Indeed, students maintain interest in such material both within and beyond the classroom. The average young adult might rather lounge on a futon and watch Netflix than sit up at a desk in my classroom and analyze “The Rape of the Lock”; but as classes go, and enrollments show, Pope is pretty puissant. Perhaps this is part of why language from Pope’s poetry, like “fools rush in,” “a little learning is a dangerous thing,” and “to err is human, to forgive, divine” remains with us after all this time.

So, no, the humanities per se are not in a death spiral, neither by raw enrollment figures nor by widespread interest in the kinds of subject matter and questions of value that humanities classes examine. The real crisis in the humanities is not of the humanities. We haven’t become a nation of philistines with decreased interest in humanistic inquiry; we’ve become a nation with increased anxiety about taking interest in anything other than making money.

College students feel this anxiety when their prospective employers knowingly hold entry-level job interviews and recruitment events throughout the academic year, forcing students to choose between crucial job opportunities and “priority” academic responsibilities (even when missing class or turning in assignments late can jeopardize the high GPA that employers want to see). More broadly, however, our entire U.S. education system, from the ground up, is reeling from the effects of transforming education from a publicly funded public good to just another “growth industry.” Growth industries don’t have time for the humanities any more than they have time for impoverished grade-school students who don’t boost test scores, or teacher unions seeking labor standards, or adjunct faculty with no health benefits educating America’s Next Generation of Leaders.

The crisis in the humanities, then, is really just an aftershock of the widespread crisis of neoliberalism, which encumbers all sectors it throws into crisis (arts and humanities, higher education, K-12 education, the public sector) with the mantle of bearing the name and blame for the destruction neoliberalism has wrought. Thus, rising tuition rates and global economic recession invite us to interrogate the English major with questions about return on investment, but this all becomes the English professor’s fault for not being “relevant” enough. The “failure” of America’s urban public schools becomes not a consequence of gentrification and urban poverty, but of “bad teachers.” The shuttering of arts and foreign language departments becomes a logical consequence of low enrollments, as if low enrollments don’t occur within the context of a society that views having a variegated set of interests and capabilities as something you do to put on your college application, then abandon ever earlier for unpaid internships and “career opportunities.”

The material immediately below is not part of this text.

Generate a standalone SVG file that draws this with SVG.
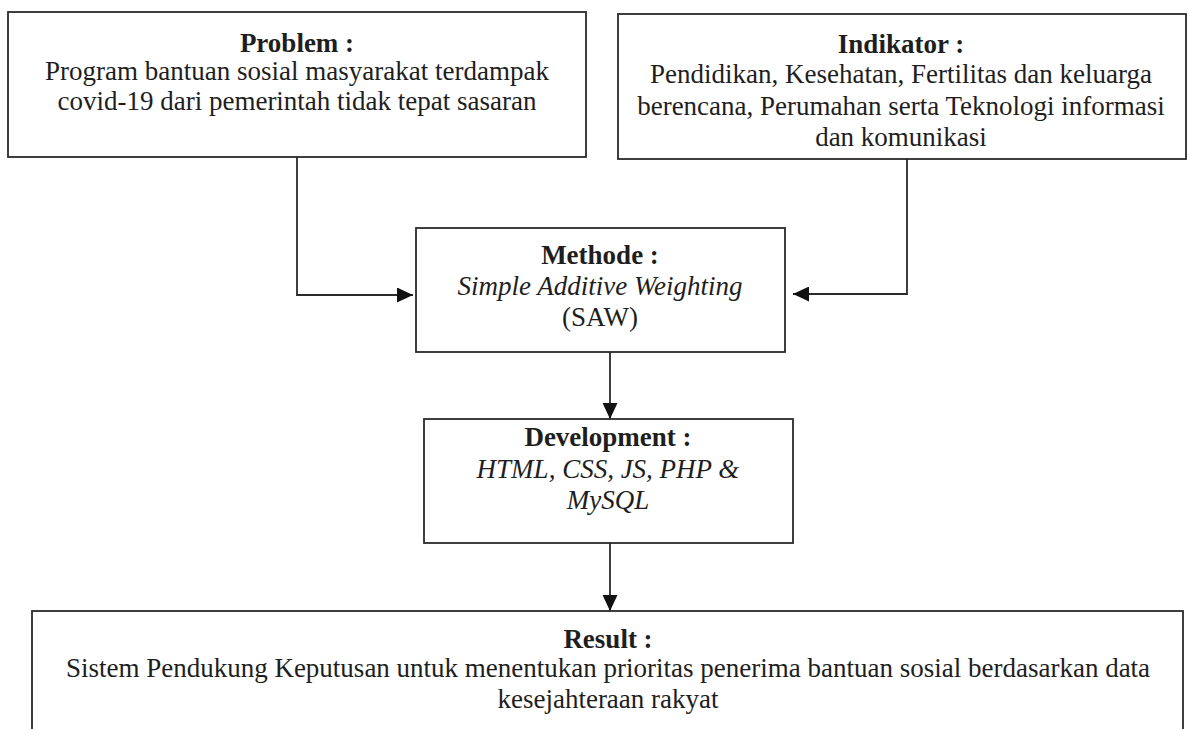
<svg xmlns="http://www.w3.org/2000/svg" width="1188" height="729" viewBox="0 0 1188 729">
  <style>
    .box { fill: #ffffff; stroke: #2a2a2a; stroke-width: 1.8; }
    .conn { fill: none; stroke: #2a2a2a; stroke-width: 1.8; }
    text { font-family: "Liberation Serif", "Times New Roman", serif; font-size: 27px; fill: #1e1e1e; text-anchor: middle; }
    .title { font-weight: bold; }
    .it { font-style: italic; }
  </style>
  <defs>
    <marker id="arrow" markerUnits="userSpaceOnUse" markerWidth="16" markerHeight="15" refX="16" refY="7.5" orient="auto">
      <path d="M0,0 L16,7.5 L0,15 z" fill="#111"/>
    </marker>
  </defs>
  <rect x="0" y="0" width="1188" height="729" fill="#ffffff"/>

  <g id="connectors">
    <path class="conn" d="M297,157 V295 H413" marker-end="url(#arrow)"/>
    <path class="conn" d="M907,159 V294 H793" marker-end="url(#arrow)"/>
    <path class="conn" d="M610,352 V419" marker-end="url(#arrow)"/>
    <path class="conn" d="M610,543 V611" marker-end="url(#arrow)"/>
  </g>

  <g id="problem">
    <rect class="box" x="8" y="12" width="578" height="145"/>
    <text class="title" x="297" y="52">Problem :</text>
    <text x="297" y="80">Program bantuan sosial masyarakat terdampak</text>
    <text x="297" y="110">covid-19 dari pemerintah tidak tepat sasaran</text>
  </g>

  <g id="indikator">
    <rect class="box" x="618" y="14" width="568" height="145"/>
    <text class="title" x="901" y="53">Indikator :</text>
    <text x="901" y="83">Pendidikan, Kesehatan, Fertilitas dan keluarga</text>
    <text x="901" y="115">berencana, Perumahan serta Teknologi informasi</text>
    <text x="901" y="146">dan komunikasi</text>
  </g>

  <g id="methode">
    <rect class="box" x="416" y="228" width="369" height="124"/>
    <text class="title" x="600" y="264">Methode :</text>
    <text class="it" x="600" y="295">Simple Additive Weighting</text>
    <text x="600" y="326">(SAW)</text>
  </g>

  <g id="development">
    <rect class="box" x="424" y="419" width="369" height="124"/>
    <text class="title" x="608" y="446">Development :</text>
    <text class="it" x="608" y="478">HTML, CSS, JS, PHP &amp;</text>
    <text class="it" x="608" y="509">MySQL</text>
  </g>

  <g id="result">
    <rect class="box" x="32" y="611" width="1151" height="130"/>
    <text class="title" x="608" y="648">Result :</text>
    <text x="608" y="677">Sistem Pendukung Keputusan untuk menentukan prioritas penerima bantuan sosial berdasarkan data</text>
    <text x="608" y="708">kesejahteraan rakyat</text>
  </g>
</svg>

Somehow, educators and institutions of education have taken the brunt of criticism for failing society in so many ways, as if growth-minded universities are more responsible than growth-obsessed American society for producing what Deresiewicz calls “excellent sheep,” uncultivated, one-dimensional souls.

But now it’s time for students and educators who have been defined out of the conversation about America’s future to relish our vantage point as the “useless” detritus of perpetual growth. Instead of defending the humanities, we should be pressuring detractors to justify their Gradgrindian vision of a world that has no time for things like the humanities: a world of unpaid interns, disposable labor, the manufactured conformity of the workplace, and the wearying fear of cultivating any interests and values that don’t obviously or immediately lead to economic growth. Both in training and in perspective, humanities students, scholars and graduates are well positioned to address the ultimate question of value facing American society today: To what extent has a reliance on markets to make (or bypass) determinations of value placed America in crisis on numerous fronts?